In other cases, the mismatch starts from the outset. A title is chosen based on reasonable, but incomplete, assumptions about what a “data analyst,” “data scientist,” or “data engineer” does, often borrowed from another organization or a job description. The title signals intent or aspiration, not a precise account of the work.
In larger organizations, the issue is often structural. A small set of standardized data titles spans many teams and responsibilities. These titles work for HR systems and career paths, but they flatten important differences in how people actually spend their time.
The takeaway? It’s simple: titles are a weak proxy for how someone can help you. Whether you’re coordinating data work or contributing to it, assuming fit based on a title alone will create friction with your data partner. Understanding what people actually do - where they add value and how they work with ambiguity - matters far more than what their role is called.
Common Situation #1: One title, many jobs
Data analysts are everywhere. Most teams have at least one, regardless of size or industry. In my own experience on both small teams and in larger organizations, the role consistently shows up, but what it involves can vary widely.
While the title suggests analytic work (examination, interpretation, decision support), in practice these roles are often heavily operational. Maintaining pipelines and reports, and keeping data reliable and consistent, make up much of the day-to-day work. Analysis still happens, but it’s typically incremental and bounded by existing data structures and processes.
Common Situation #2: Same title, different work
I once managed a small team that included two people with the title “data scientist.” One had a robust academic background in advanced math and machine learning theory, and excelled at model selection - but only once the work was clearly defined. His grasp of the business context was limited, and his approach tended to be more literal than creative when deciding how to apply data science techniques.
The other data scientist did not come from a rigorous academic training environment and was less familiar with more complex models. This person was exceptionally strong at shaping the work itself - developing creative approaches, having an instinctive feel for what the data could and couldn’t support, and anticipating the end-to-end impact on the resulting product.

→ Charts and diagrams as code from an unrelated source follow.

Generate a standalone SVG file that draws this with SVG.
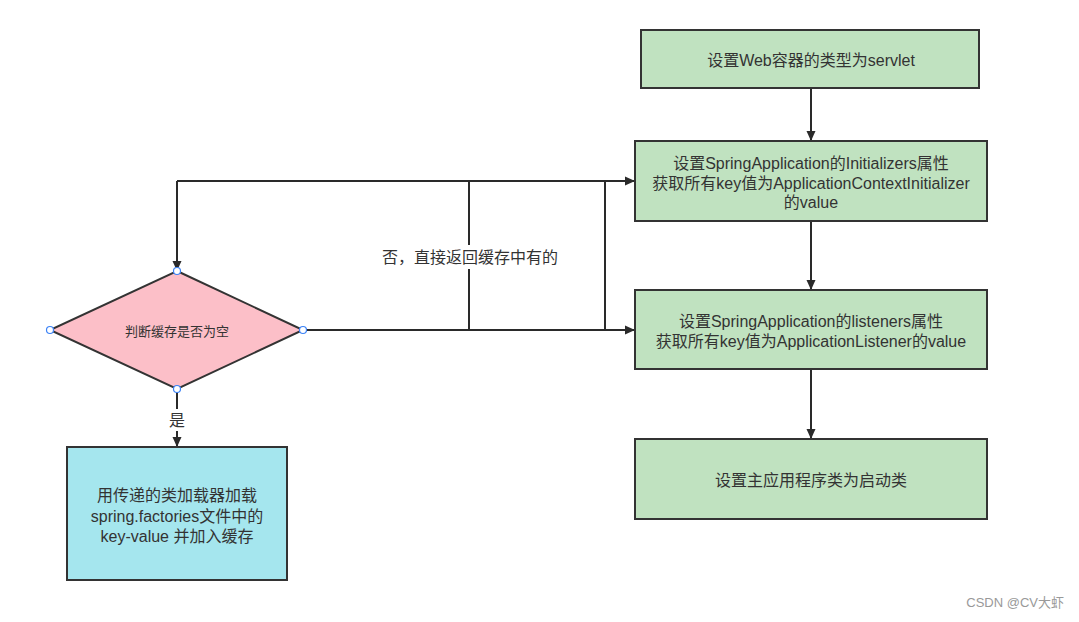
<svg xmlns="http://www.w3.org/2000/svg" width="1079" height="622" viewBox="0 0 1079 622">
<defs>
<style>
.box{stroke:#333;stroke-width:2}
.g{fill:#c0e2c0}
.t{font-family:"Liberation Sans","Noto Sans CJK SC",sans-serif;font-size:16px;fill:#333;text-anchor:middle;dominant-baseline:central}
.ln{fill:none;stroke:#2a2a2a;stroke-width:2}
.pt{fill:#fff;stroke:#3b82f6;stroke-width:1.2}
</style>
<marker id="ah" markerWidth="10" markerHeight="10" refX="9" refY="5" orient="auto" markerUnits="userSpaceOnUse">
<path d="M0,0.5 L10,5 L0,9.5 Z" fill="#2a2a2a"/>
</marker>
</defs>
<rect width="1079" height="622" fill="#fff"/>
<g id="connectors">
<line class="ln" x1="811" y1="88" x2="811" y2="140" marker-end="url(#ah)"/>
<line class="ln" x1="811" y1="221" x2="811" y2="289" marker-end="url(#ah)"/>
<line class="ln" x1="811" y1="370" x2="811" y2="438" marker-end="url(#ah)"/>
<polyline class="ln" points="177,181 634,181" marker-end="url(#ah)"/>
<polyline class="ln" points="177,181 177,270" marker-end="url(#ah)"/>
<line class="ln" x1="303" y1="330" x2="634" y2="330" marker-end="url(#ah)"/>
<line class="ln" x1="469" y1="181" x2="469" y2="245"/>
<line class="ln" x1="469" y1="269" x2="469" y2="330"/>
<line class="ln" x1="605" y1="181" x2="605" y2="330"/>
<line class="ln" x1="177" y1="389" x2="177" y2="409"/>
<line class="ln" x1="177" y1="431" x2="177" y2="446" marker-end="url(#ah)"/>
<text class="t" x="470" y="257">否，直接返回缓存中有的</text>
<text class="t" x="177" y="420">是</text>
</g>
<g id="node-web">
<rect class="box g" x="641" y="30" width="338" height="58"/>
<text class="t" x="811" y="60">设置Web容器的类型为servlet</text>
</g>
<g id="node-initializers">
<rect class="box g" x="635" y="141" width="352" height="80"/>
<text class="t" x="811" y="163">设置SpringApplication的Initializers属性</text>
<text class="t" x="811" y="183">获取所有key值为ApplicationContextInitializer</text>
<text class="t" x="811" y="202">的value</text>
</g>
<g id="node-listeners">
<rect class="box g" x="635" y="290" width="352" height="79"/>
<text class="t" x="811" y="321">设置SpringApplication的listeners属性</text>
<text class="t" x="811" y="341">获取所有key值为ApplicationListener的value</text>
</g>
<g id="node-main">
<rect class="box g" x="635" y="439" width="352" height="80"/>
<text class="t" x="811" y="480">设置主应用程序类为启动类</text>
</g>
<g id="node-decision">
<polygon class="box" fill="#fcbfc8" points="177,271 303,330 177,389 50,330"/>
<text class="t" x="177" y="331" style="font-size:13px">判断缓存是否为空</text>
<circle class="pt" cx="177" cy="271" r="3.5"/>
<circle class="pt" cx="303" cy="330" r="3.5"/>
<circle class="pt" cx="177" cy="389" r="3.5"/>
<circle class="pt" cx="50" cy="330" r="3.5"/>
</g>
<g id="node-load">
<rect class="box" fill="#a5e6ee" x="67" y="447" width="220" height="133"/>
<text class="t" x="177" y="495">用传递的类加载器加载</text>
<text class="t" x="177" y="516">spring.factories文件中的</text>
<text class="t" x="177" y="536">key-value 并加入缓存</text>
</g>
<text x="1064" y="607" style="font-family:'Liberation Sans','Noto Sans CJK SC',sans-serif;font-size:13px;fill:#999;text-anchor:end">CSDN @CV大虾</text>
</svg>
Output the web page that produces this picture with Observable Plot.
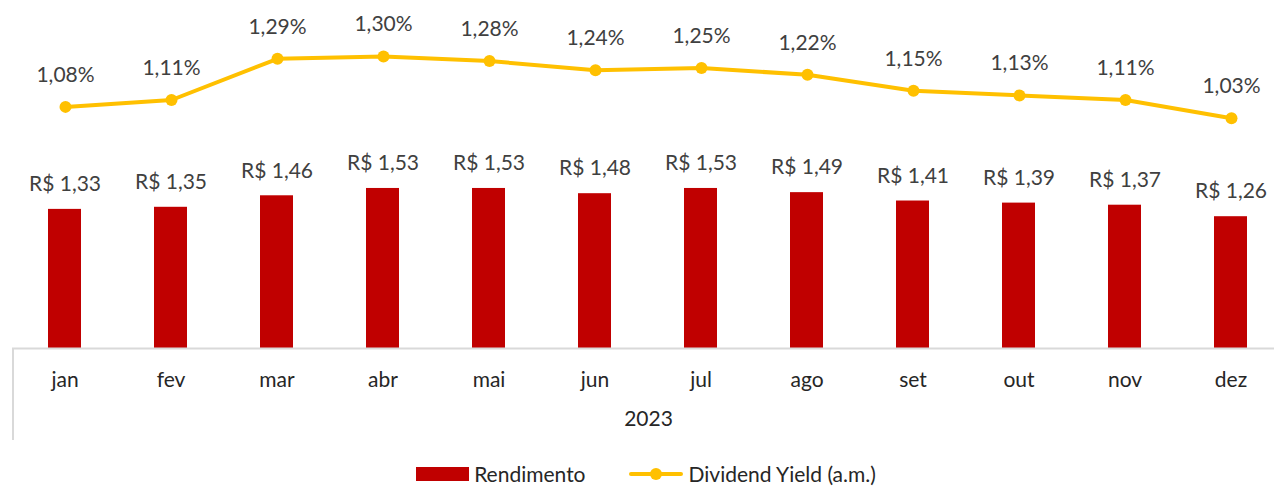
<!DOCTYPE html>
<html>
<head>
<meta charset="utf-8">
<script src="https://cdn.jsdelivr.net/npm/d3@7"></script>
<script src="https://cdn.jsdelivr.net/npm/@observablehq/plot@0.6"></script>
<style>
  html, body { margin: 0; padding: 0; background: #fff; }
  #wrap { position: relative; width: 1274px; height: 487px; font-family: Lato, "Open Sans", sans-serif; }
  #wrap svg { position: absolute; left: 0; top: 0; overflow: visible; }
  #legend { position: absolute; left: 0; top: 461px; width: 1274px; box-sizing: border-box; padding-left: 18px; display: flex; justify-content: center; align-items: center; font-size: 21px; line-height: 1.2; color: #262626; }
  .item { display: flex; align-items: center; }
</style>
</head>
<body>
<div id="wrap"></div>
<script>
const months = ["jan","fev","mar","abr","mai","jun","jul","ago","set","out","nov","dez"];
const rendimento = [1.33,1.35,1.46,1.53,1.53,1.48,1.53,1.49,1.41,1.39,1.37,1.26];
const dividendYield = [1.08,1.11,1.29,1.30,1.28,1.24,1.25,1.22,1.15,1.13,1.11,1.03];
const yearLabel = "2023";
const seriesNames = ["Rendimento", "Dividend Yield (a.m.)"];

const RED = "#C00000", GOLD = "#FFC000", TXT = "#404040", AX = "#D9D9D9";
const fmt = v => v.toFixed(2).replace(".", ",");

const bars = months.map((m, i) => ({month: m, value: rendimento[i]}));
const line = months.map((m, i) => ({month: m, value: dividendYield[i]}));

const W = 1274, H = 455;
const xOpts = {domain: months, range: [11, 1284], paddingInner: 0.69, paddingOuter: 0.345, axis: null};

const p1 = Plot.plot({
  width: W, height: H,
  marginLeft: 12, marginRight: 0, marginTop: 0, marginBottom: 107,
  style: {fontFamily: "Lato, 'Open Sans', sans-serif", background: "transparent", overflow: "visible"},
  x: xOpts,
  y: {domain: [0, 1], range: [348, 243.4], axis: null},
  marks: [
    Plot.barY(bars, {x: "month", y: "value", fill: RED}),
    Plot.ruleY([0], {stroke: AX, strokeWidth: 2}),
    Plot.ruleX(["jan"], {y1: 0, y2: -0.88, dx: -52, stroke: AX, strokeWidth: 2}),
    Plot.text(bars, {x: "month", y: "value", text: d => "R$ " + fmt(d.value), dy: -25, fill: TXT, fontSize: 21}),
    Plot.text(bars, {x: "month", y: 0, text: "month", dy: 32, fill: "#262626", fontSize: 21}),
    Plot.text([yearLabel], {frameAnchor: "bottom", dy: 77, dx: 5, fill: "#262626", fontSize: 21})
  ]
});

const p2 = Plot.plot({
  width: W, height: H,
  marginLeft: 12, marginRight: 0, marginTop: 0, marginBottom: 107,
  style: {fontFamily: "Lato, 'Open Sans', sans-serif", background: "transparent", overflow: "visible"},
  x: xOpts,
  y: {domain: [0, 1], range: [353.7, 124.7], axis: null},
  marks: [
    Plot.lineY(line, {x: "month", y: "value", stroke: GOLD, strokeWidth: 4}),
    Plot.dot(line, {x: "month", y: "value", fill: GOLD, r: 6}),
    Plot.text(line, {x: "month", y: "value", text: d => fmt(d.value) + "%", dy: -32, fill: TXT, fontSize: 21})
  ]
});

const wrap = document.getElementById("wrap");
wrap.appendChild(p1);
wrap.appendChild(p2);

const legend = document.createElement("div");
legend.id = "legend";
legend.innerHTML = `
  <div class="item"><svg width="53" height="14" style="position:static"><rect width="53" height="14" fill="${RED}"/></svg><span style="margin-left:5px">${seriesNames[0]}</span></div>
  <div class="item" style="margin-left:42px"><svg width="56" height="14" style="position:static"><line x1="3" x2="53" y1="7" y2="7" stroke="${GOLD}" stroke-width="4" stroke-linecap="round"/><circle cx="28" cy="7" r="6" fill="${GOLD}"/></svg><span style="margin-left:5px">${seriesNames[1]}</span></div>`;
wrap.appendChild(legend);
</script>
</body>
</html>
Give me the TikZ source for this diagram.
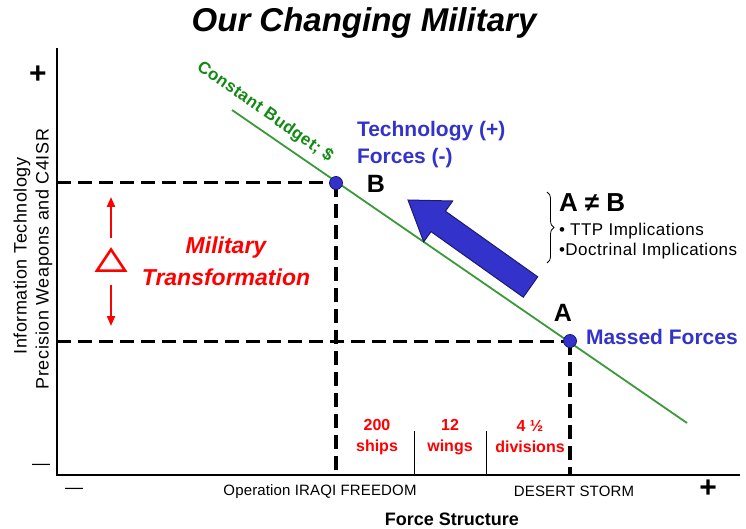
\documentclass[tikz,border=0pt]{standalone}
\usepackage{fontspec}
\setmainfont{Liberation Sans}
\usetikzlibrary{decorations.pathreplacing,arrows.meta}
\definecolor{myblue}{HTML}{3333CC}
\definecolor{navy}{HTML}{1A1A70}
\definecolor{linegreen}{HTML}{3A9A3A}
\definecolor{textgreen}{HTML}{138A13}
\definecolor{myred}{HTML}{FF0000}
\begin{document}
\begin{tikzpicture}[x=1pt,y=-1pt,
  axis/.style={line width=1.5pt, black},
  guide/.style={line width=3pt, black, dash pattern=on 14pt off 7pt},
  vguide/.style={guide, line width=3.6pt},
  budget/.style={line width=1.8pt, linegreen},
  dot/.style={circle, fill=myblue, draw=navy, line width=0.8pt, minimum size=13pt, inner sep=0pt},
  redarrow/.style={-{Triangle[length=10pt,width=8pt]}, line width=2pt, myred},
  sep/.style={line width=1pt, black},
  lbl/.style={inner sep=0pt, outer sep=0pt},
]
\useasboundingbox (0,0) rectangle (746,529);

% title
\node[lbl, font=\fontsize{33}{36}\selectfont\bfseries\itshape] (title) at (364,23) {Our Changing Military};

% axes
\coordinate (Ytop) at (57,48);
\coordinate (O) at (57,475);
\coordinate (Xend) at (740,475);
\draw[axis] (Ytop) -- (O) -- (Xend);

\node[lbl, font=\fontsize{30}{32}\selectfont\bfseries] (plusY) at (38,75) {+};
\node[lbl, font=\fontsize{30}{32}\selectfont\bfseries] (plusX) at (708,489) {+};
\node[lbl, font=\fontsize{18}{20}\selectfont] (minusY) at (41,467) {—};
\node[lbl, font=\fontsize{18}{20}\selectfont] (minusX) at (74,491) {—};

\node[lbl, rotate=90, font=\fontsize{18}{20}\selectfont\addfontfeature{LetterSpace=3}] (ylab1) at (22,256) {Information Technology};
\node[lbl, rotate=90, font=\fontsize{18}{20}\selectfont\addfontfeature{LetterSpace=3}] (ylab2) at (44,259) {Precision Weapons and C4ISR};

% guide points
\coordinate (pB) at (336,183);
\coordinate (pA) at (570,341);
\coordinate (yB) at (57,183);
\coordinate (yA) at (57,341);
\coordinate (xB) at (336,475);
\coordinate (xA) at (570,475);
\draw[guide] (yB) -- (pB);
\draw[guide] (yA) -- (pA);
\draw[vguide] (pB) -- (xB);
\draw[vguide] (pA) -- (xA);

% separators
\coordinate (s1t) at (414,431); \coordinate (s1b) at (414,475);
\coordinate (s2t) at (486,431); \coordinate (s2b) at (486,475);
\draw[sep] (s1t) -- (s1b);
\draw[sep] (s2t) -- (s2b);

% budget line
\coordinate (L1) at (232,110);
\coordinate (L2) at (687,423);
\draw[budget] (L1) -- (L2);
\node[lbl, rotate=-35, text=textgreen, font=\fontsize{17}{19}\selectfont\bfseries\addfontfeature{LetterSpace=2}] (budget) at (265,112) {Constant Budget; \$};

% points
\node[dot] (B) at (pB) {};
\node[dot] (A) at (pA) {};
\node[lbl, font=\fontsize{25}{27}\selectfont\bfseries] (Blab) at (376,184) {B};
\node[lbl, font=\fontsize{25}{27}\selectfont\bfseries] (Alab) at (563,313) {A};

\node[lbl, anchor=west, align=left, text=myblue, font=\fontsize{21}{27}\selectfont\bfseries] (tech) at (357,145) {Technology (+)\\Forces (-)};
\node[lbl, anchor=west, text=myblue, font=\fontsize{21}{23}\selectfont\bfseries] (massed) at (586,337) {Massed Forces};

% big blue arrow
\fill[myblue, draw=navy, line width=1pt, line join=miter]
  (408,200) -- (452.7,201.0) -- (445.4,211.2) -- (537.7,276.8)
  -- (523.3,297.2) -- (431.0,231.6) -- (423.7,241.8) -- cycle;

% A != B
\coordinate (brT) at (547,192);
\coordinate (brB) at (547,263);
\draw[line width=0.8pt, decorate, decoration={brace, amplitude=7pt}] (brT) -- (brB);
\node[lbl, anchor=west, font=\fontsize{26}{28}\selectfont\bfseries] (neq) at (559,203) {A ≠ B};
\node[lbl, anchor=west, font=\fontsize{17}{19}\selectfont\addfontfeature{LetterSpace=3}] (ttp) at (559,231) {\textbullet\ TTP Implications};
\node[lbl, anchor=west, font=\fontsize{17}{19}\selectfont\addfontfeature{LetterSpace=3}] (doc) at (559,251) {\textbullet Doctrinal Implications};

% delta and red arrows
\node[lbl, minimum width=28pt, minimum height=21pt] (delta) at (111,260) {};
\draw[myred, line width=2.5pt, line join=miter] (delta.south west) -- (delta.north) -- (delta.south east) -- cycle;
\coordinate (upT) at (111,238); \coordinate (upH) at (111,197);
\coordinate (dnT) at (111,285); \coordinate (dnH) at (111,326);
\draw[redarrow] (upT) -- (upH);
\draw[redarrow] (dnT) -- (dnH);
\node[lbl, align=center, text=myred, font=\fontsize{23}{32}\selectfont\bfseries\itshape] (mt) at (226,261) {Military\\Transformation};

% bottom
\node[lbl, align=center, text=myred, font=\fontsize{16}{21}\selectfont\bfseries] (ships) at (377,437) {200\\ships};
\node[lbl, align=center, text=myred, font=\fontsize{16}{21}\selectfont\bfseries] (wings) at (450,437) {12\\wings};
\node[lbl, align=center, text=myred, font=\fontsize{16}{21}\selectfont\bfseries] (divs) at (530,437) {4 ½\\divisions};

\node[lbl, font=\fontsize{15}{17}\selectfont\addfontfeature{LetterSpace=1}] (oif) at (320,492) {Operation IRAQI FREEDOM};
\node[lbl, font=\fontsize{15}{17}\selectfont\addfontfeature{LetterSpace=1}] (ds) at (574,491) {DESERT STORM};
\node[lbl, font=\fontsize{18}{20}\selectfont\bfseries] (fs) at (452,519) {Force Structure};
\end{tikzpicture}
\end{document}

The title alone would never have told you who was best suited to define the work and who was strongest at executing it. That clarity is what allowed the team and its partners to move faster and work more effectively.
Finding the right data partner in practice
Finding the right data partner isn’t a one-time decision. It depends on where the work is and what it needs next.
If the work is still fuzzy, you may need someone who can help shape it, even if they aren’t the most technically specialized person on the team. If the work is well defined, execution strength matters more. And if the work needs to run over time, operational skills are critical, regardless of title.
Titles can help you find people. They can’t tell you how the work will unfold. Expect variation within roles, expect to involve more than one partner, and expect your needs to change as the work evolves.
Translation Guide: from need to data language to titles
Once you can translate your need into language data teams recognize, titles become useful not as answers, but as navigation aids.
This isn’t about getting the terminology exactly right. It’s about giving your data partners something concrete to react to.
The same title may appear in multiple rows - that’s expected. What matters is the work being asked for, not the label.
Note that some organizations use the title applied scientist to distinguish method-heavy, machine learning focused work from broader data science. Others don’t. The work shows up either way.
When you let the work guide you, titles stop being a source of friction and start becoming useful signals.